9 comments to Where does space begin?

  • Zen Punk

    I think to call space tourists “astronauts” does a great disservice to the men and women who work for years and sometimes give their lives to carry out missions of exploration and scientific research. I think the term astronaut should be reserved for those who go to space professionaly to carry out activities there.

  • Zen Punk, you are an elitist. How about we call them professional astronauts? What’s the point of having a professional astronaut corps; to glorify the astronauts? No, to open space and astronautics to everyone! Do you call a general aviation pilot not a pilot?

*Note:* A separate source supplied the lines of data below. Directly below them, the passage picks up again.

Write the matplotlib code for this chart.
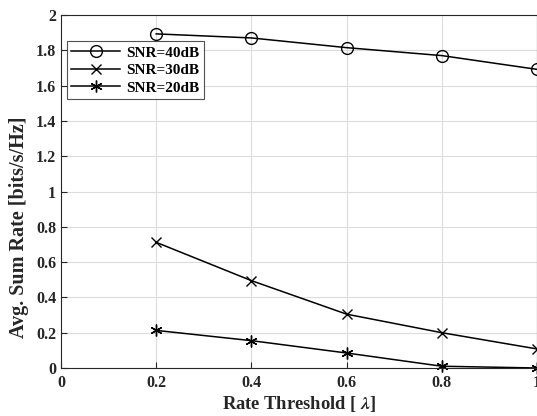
import matplotlib
matplotlib.use("Agg")
import matplotlib.pyplot as plt

plt.rcParams['font.family'] = ['Liberation Serif', 'DejaVu Serif']
plt.rcParams['font.weight'] = 'bold'
plt.rcParams['mathtext.fontset'] = 'stix'

thresholds = [0.2, 0.4, 0.6, 0.8, 1.0]
snr40 = [1.893, 1.870, 1.815, 1.770, 1.692]
snr30 = [0.712, 0.495, 0.305, 0.200, 0.108]
snr20 = [0.213, 0.155, 0.085, 0.010, 0.000]
labels = ['SNR=40dB', 'SNR=30dB', 'SNR=20dB']
xticks = [0, 0.2, 0.4, 0.6, 0.8, 1]
xticklabels = ['0', '0.2', '0.4', '0.6', '0.8', '1']
yticks = [0, 0.2, 0.4, 0.6, 0.8, 1, 1.2, 1.4, 1.6, 1.8, 2]
yticklabels = ['0', '0.2', '0.4', '0.6', '0.8', '1', '1.2', '1.4', '1.6', '1.8', '2']

fig = plt.figure(figsize=(5.37, 4.16), dpi=100)
ax = fig.add_axes([61/537, 48/416, 476/537, 353/416])

ax.plot(thresholds, snr40, color='black', lw=1.1, marker='o', ms=8.5,
        mfc='none', mec='black', mew=1.0, label=labels[0], clip_on=False)
ax.plot(thresholds, snr30, color='black', lw=1.1, marker='x', ms=6.5,
        mew=1.0, label=labels[1], clip_on=False)
ax.plot(thresholds, snr20, color='black', lw=1.1, marker=(6, 2, 0), ms=8.5,
        mew=1.0, label=labels[2], clip_on=False)

ax.set_xlim(0, 1)
ax.set_ylim(0, 2)
ax.set_xticks(xticks)
ax.set_xticklabels(xticklabels)
ax.set_yticks(yticks)
ax.set_yticklabels(yticklabels)
ax.tick_params(direction='in', length=4, width=0.8, labelsize=11.5, colors='#262626',
               top=False, right=False)
ax.tick_params(axis='x', pad=5)
for lab in ax.get_xticklabels() + ax.get_yticklabels():
    lab.set_fontweight('bold')
ax.grid(True, color='#dcdcdc', lw=0.8)
ax.set_axisbelow(True)
for s in ax.spines.values():
    s.set_color('#262626')
    s.set_linewidth(0.8)

ax.set_xlabel(r'Rate Threshold [ $\mathbfit{\lambda}$]', fontsize=13.3, fontweight='bold',
              color='#262626', labelpad=2)
ax.set_ylabel('Avg. Sum Rate [bits/s/Hz]', fontsize=14.5, fontweight='bold',
              color='#262626')
ax.yaxis.set_label_coords(-0.068, 0.40)

leg = ax.legend(loc='upper left', bbox_to_anchor=(0.012, 0.925), fontsize=11,
                frameon=True, fancybox=False, edgecolor='#262626', handlelength=3.2,
                borderpad=0.3, labelspacing=0.25, handletextpad=0.4, borderaxespad=0)
leg.get_frame().set_linewidth(0.8)
for t in leg.get_texts():
    t.set_fontweight('bold')

fig.savefig('out.png', dpi=100)
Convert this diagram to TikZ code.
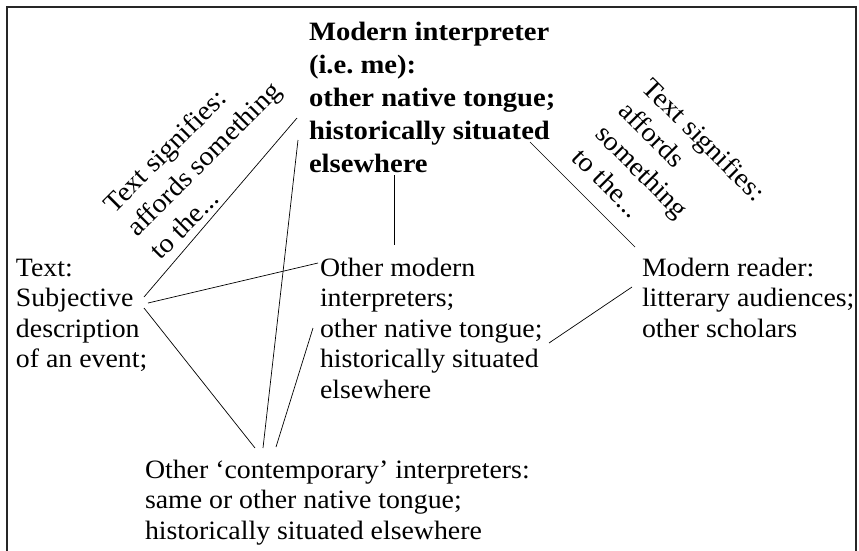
\documentclass[tikz,border=0pt]{standalone}
\usepackage{fontspec}
\setmainfont{Liberation Serif}[FakeStretch=1.05]
\newfontfamily\mebold{Liberation Serif}[FakeStretch=1.08]
\usetikzlibrary{calc}
\newcommand{\topstrut}[1]{\rule{0pt}{#1}}
\frenchspacing
\begin{document}
\begin{tikzpicture}[x=1pt,y=-1pt,
  lbl/.style={inner sep=0pt, outer sep=0pt, anchor=north west, align=left,
    font=\fontsize{26.5}{30.5}\selectfont},
  boldlbl/.style={inner sep=0pt, outer sep=0pt, anchor=north west, align=left,
    font=\mebold\bfseries\fontsize{26.5}{33}\selectfont},
  rotlbl/.style={inner sep=0pt, outer sep=0pt, anchor=north west, align=left,
    font=\fontsize{27}{33}\selectfont},
  conn/.style={draw=black, line width=0.7pt},
  frame/.style={draw=black!85, line width=1.4pt}]
\useasboundingbox (0,0) rectangle (859,550);
\draw[frame] (7,552) -- (7,7) -- (856,7) -- (856,552);

\node[boldlbl] (me) at (309,18) {\topstrut{22pt}Modern interpreter\\(i.e.\ me):\\other native tongue;\\historically situated\\elsewhere};
\node[lbl] (txt) at (16,256) {\topstrut{20pt}Text:\\Subjective\\description\\of an event;};
\node[lbl] (mint) at (320,256) {\topstrut{20pt}Other modern\\interpreters;\\other native tongue;\\historically situated\\elsewhere};
\node[lbl] (mread) at (642,256) {\topstrut{20pt}Modern reader:\\litterary audiences;\\other scholars};
\node[lbl] (ocont) at (145,458) {\topstrut{20pt}Other `contemporary' interpreters:\\same or other native tongue;\\historically situated elsewhere};

\node[rotlbl, rotate=45] (sigl) at (100,200) {\topstrut{20pt}Text signifies:\\affords something\\to the...};
\node[rotlbl, rotate=-45] (sigr) at (655,75) {\topstrut{20pt}Text signifies:\\affords\\something\\to the...};

\draw[conn] ($(me.north west)+(-12,100)$) -- ($(txt.north west)+(128,41)$);
\draw[conn] ($(txt.north west)+(132,47)$) -- ($(mint.north west)+(-2,7)$);
\draw[conn] ($(txt.north west)+(128,52)$) -- ($(ocont.north west)+(110,-10)$);
\draw[conn] ($(me.north west)+(-11,122)$) -- ($(ocont.north west)+(118,-10)$);
\draw[conn] ($(mint.north west)+(-7,72)$) -- ($(ocont.north west)+(131,-11)$);
\draw[conn] ($(me.north west)+(85,157)$) -- ($(mint.north west)+(74,-11)$);
\draw[conn] ($(me.north west)+(221,124)$) -- ($(mread.north west)+(-7,-9)$);
\draw[conn] ($(mint.north west)+(229,87)$) -- ($(mread.north west)+(-10,31)$);
\end{tikzpicture}
\end{document}
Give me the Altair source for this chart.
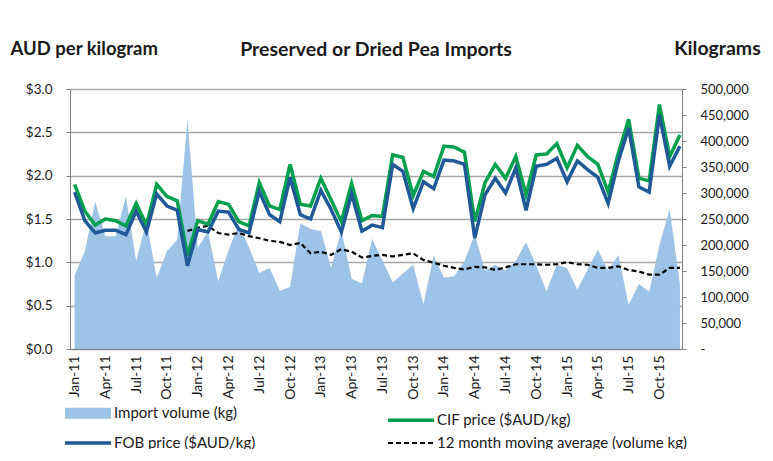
import json
import altair as alt
import pandas as pd

months = [f"{m}-{y}" for y in ["11", "12", "13", "14", "15"]
          for m in ["Jan", "Feb", "Mar", "Apr", "May", "Jun",
                    "Jul", "Aug", "Sep", "Oct", "Nov", "Dec"]]

tick_labels = ["Jan-11", "Apr-11", "Jul-11", "Oct-11", "Jan-12", "Apr-12", "Jul-12",
               "Oct-12", "Jan-13", "Apr-13", "Jul-13", "Oct-13", "Jan-14", "Apr-14",
               "Jul-14", "Oct-14", "Jan-15", "Apr-15", "Jul-15", "Oct-15"]

import_volume = [142000, 188000, 283000, 217000, 217000, 294000, 169000, 246000, 137000, 188000, 210000, 443000,
                 194000, 226000, 130000, 190000, 240000, 195000, 146000, 156000, 112000, 119000, 242000, 231000,
                 227000, 156000, 229000, 135000, 126000, 212000, 170000, 128000, 145000, 162000, 86000, 180000,
                 137000, 140000, 169000, 220000, 151000, 162000, 151000, 169000, 206000, 160000, 111000, 162000,
                 156000, 114000, 153000, 191000, 151000, 181000, 85000, 125000, 110000, 200000, 269000, 124000]

cif_price = [1.90, 1.59, 1.43, 1.50, 1.48, 1.42, 1.68, 1.43, 1.90, 1.76, 1.71, 1.08,
             1.48, 1.44, 1.70, 1.67, 1.47, 1.42, 1.92, 1.65, 1.61, 2.13, 1.67, 1.65,
             1.97, 1.72, 1.47, 1.91, 1.48, 1.54, 1.53, 2.24, 2.21, 1.77, 2.05, 1.99,
             2.34, 2.33, 2.27, 1.47, 1.92, 2.13, 1.97, 2.22, 1.78, 2.24, 2.25, 2.37,
             2.09, 2.35, 2.22, 2.13, 1.81, 2.26, 2.65, 1.97, 1.94, 2.82, 2.22, 2.47]

fob_price = [1.81, 1.48, 1.34, 1.37, 1.37, 1.32, 1.59, 1.35, 1.79, 1.65, 1.60, 0.96,
             1.38, 1.35, 1.59, 1.58, 1.38, 1.34, 1.82, 1.55, 1.47, 1.98, 1.55, 1.50,
             1.83, 1.61, 1.35, 1.79, 1.36, 1.43, 1.40, 2.13, 2.05, 1.62, 1.93, 1.85,
             2.18, 2.17, 2.13, 1.28, 1.78, 1.97, 1.80, 2.09, 1.60, 2.11, 2.13, 2.20,
             1.93, 2.17, 2.07, 1.98, 1.68, 2.17, 2.55, 1.87, 1.81, 2.70, 2.11, 2.34]

# 12 month moving average, available from Dec-11 onwards
moving_avg = [227000,
              233000, 237000, 223000, 220000, 223000, 217000, 213000, 208000, 206000, 200000, 204000, 184000,
              187000, 181000, 192000, 187000, 176000, 179000, 181000, 178000, 181000, 184000, 171000, 166000,
              160000, 156000, 153000, 158000, 157000, 152000, 157000, 163000, 163000, 163000, 162000, 163000,
              167000, 163000, 162000, 156000, 156000, 159000, 152000, 149000, 143000, 143000, 156000, 156000]

series_names = ["Import volume (kg)", "CIF price ($AUD/kg)", "FOB price ($AUD/kg)",
                "12 month moving average (volume kg)"]
series_colors = ["#9DC3E6", "#00A04E", "#1F5A96", "#000000"]
series_dash = [[1, 0], [1, 0], [1, 0], [5, 3]]
series_width = [11, 3.5, 3.5, 2.2]

FONT = "Lato"
TEXT = "#1a1a1a"
GRID = "#A6A6A6"

n = len(months)
idx = list(range(n))
vol_df = pd.DataFrame({"i": idx, "month": months, "volume": import_volume})
ma_df = pd.DataFrame({"i": idx[n - len(moving_avg):], "value": moving_avg,
                      "series": series_names[3]})
price_df = pd.DataFrame({"i": idx + idx, "value": cif_price + fob_price,
                         "series": [series_names[1]] * n + [series_names[2]] * n})

x_enc = alt.X("i:Q", title=None,
              scale=alt.Scale(domain=[-0.45, n - 0.8], nice=False, zero=False),
              axis=alt.Axis(values=list(range(0, n, 3)),
                            labelExpr=f"{json.dumps(tick_labels)}[round(datum.value / 3)]",
                            labelAngle=270, labelAlign="right", labelBaseline="middle",
                            labelPadding=6, ticks=False, grid=False,
                            labelFont=FONT, labelFontSize=14, labelColor=TEXT,
                            domainColor="#808080", domainWidth=1.2))

vol_scale = alt.Scale(domain=[0, 500000], nice=False, zero=True)
vol_axis = alt.Axis(orient="right", values=list(range(0, 500001, 50000)),
                    labelExpr="datum.value == 0 ? '-' : format(datum.value, ',')",
                    grid=False, tickSize=4, labelPadding=14, labelAlign="left",
                    labelFont=FONT, labelFontSize=13, labelColor=TEXT,
                    domainColor="#808080", tickColor="#808080",
                    title="Kilograms", titleAngle=0, titleX=35, titleY=-41,
                    titleAlign="center", titleBaseline="middle",
                    titleFont=FONT, titleFontSize=19.5, titleFontWeight="bold", titleColor=TEXT)

price_scale = alt.Scale(domain=[0, 3], nice=False, zero=True)
price_axis = alt.Axis(orient="left", values=[0, 0.5, 1, 1.5, 2, 2.5, 3], format="$.1f",
                      grid=True, gridColor=GRID, gridWidth=1.4,
                      tickSize=4, labelPadding=14,
                      labelFont=FONT, labelFontSize=13.5, labelColor=TEXT,
                      domainColor="#808080", tickColor="#808080",
                      title="AUD per kilogram", titleAngle=0, titleX=-60, titleY=-41,
                      titleAlign="left", titleBaseline="middle",
                      titleFont=FONT, titleFontSize=18.5, titleFontWeight="bold", titleColor=TEXT)

# long horizontal legend glyph (custom path), so the legend rows stay compact
legend = alt.Legend(title=None, orient="none", legendX=-12.5, legendY=316.5, columns=2,
                    direction="horizontal",
                    columnPadding=125, rowPadding=0, symbolType="M0,0H23", symbolSize=16,
                    labelFont=FONT, labelFontSize=15, labelColor=TEXT, labelLimit=400,
                    labelOffset=41.5)

color_enc = alt.Color("series:N", scale=alt.Scale(domain=series_names, range=series_colors),
                      legend=legend)
dash_enc = alt.StrokeDash("series:N", scale=alt.Scale(domain=series_names, range=series_dash),
                          legend=legend)
width_enc = alt.StrokeWidth("series:N",
                            scale=alt.Scale(type="ordinal", domain=series_names, range=series_width),
                            legend=legend)

area = alt.Chart(vol_df).mark_area(color=series_colors[0], opacity=1).encode(
    x=x_enc,
    y=alt.Y("volume:Q", scale=vol_scale, axis=vol_axis),
)

ma_line = alt.Chart(ma_df).mark_line(strokeCap="butt").encode(
    x=x_enc,
    y=alt.Y("value:Q", scale=vol_scale, axis=vol_axis),
    color=color_enc, strokeDash=dash_enc, strokeWidth=width_enc,
)

price_lines = alt.Chart(price_df).mark_line().encode(
    x=x_enc,
    y=alt.Y("value:Q", scale=price_scale, axis=price_axis),
    color=color_enc, strokeDash=dash_enc, strokeWidth=width_enc,
    detail="series:N",
)

chart = alt.layer(alt.layer(area, ma_line), price_lines).resolve_scale(
    y="independent"
).properties(
    width=612, height=260,
    autosize=alt.AutoSizeParams(type="none"),
    padding={"left": 62, "top": 81, "right": 83, "bottom": 100},
    title=alt.TitleParams("Preserved or Dried Pea Imports", font=FONT, fontSize=19.5,
                          fontWeight="bold", color=TEXT, anchor="middle", offset=0, dy=22),
).configure_view(stroke="transparent")

chart.save("out.html", embed_options={"renderer": "svg", "actions": False})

    Re: the article. Funny how they managed to get persnickety about subjects that the market has had no problem deciding on, but miss liability and safety standards.

  • Zen Punk

    I don’t think that astronauts are better than anyone else who goes into space. I just don’t think that the word is appropriate for people who go just for the experience as opposed to piloting the spacecraft, retreiving a satellite etc. If you take a cruise, are you a sailor? You do have to train and qualify to be a “pilot” as well, though one could be referred to as such without flying for a living if one holds a license. Up to now, almost everyone who has gone into space does it for a living. It’s really just semantics – I think the distinction between those who get paid to do it vs. those who pay to go should be acknowledge. Ultimately, the general public will decide if everyone who goes into space is an “astronaut” or if some of them are “astronauts” and some of them are “space tourists” by using the words enough that it becomes common parlance.

  • Chris Mann

    I just don’t think that the word is appropriate for people who go just for the experience as opposed to piloting the spacecraft

    Oh bullshit.

    All a shuttle astronaut does is push the button to lower the landing gear. Even that would have been automated like the Buran had the astronaut corps not made such a big stink about it.

  • Zen Punk

    Are you contending that an astronaut does nothing unique and could be replaced at any point in a mission by an inexperienced, untrained person? Docking, manuevers such as the RPM, and landing are not fully automated. The pilot would not be flown if he was useless.

  • Chris Mann

    No, I’m suggesting they could be replaced by a very small shell script.

  • Chance

    If I am wrong please correct me, but my understanding is that some personnel trained in certain programs at NASA get the title astronaut, even though they never go into space. Isn’t a bit ludicrious to say someone who has went into space isn’t an astronaut, while someone who hasn’t is?

    I’d rather we dropped the term altogether, and the people on the station and shuttle get called what they are: “government employees”.

  • That’s because “Astronaut” is an official US government job title. Obviously, those on shuttle and station have met the criterion (flown) that you question.

  • Chance

    Obviously. And obviously the other government employees haven’t.

    As I said, all terms will eventually fall by the wayside. Nobody calls people who fly in planes or blimps “Aeronauts” anymore.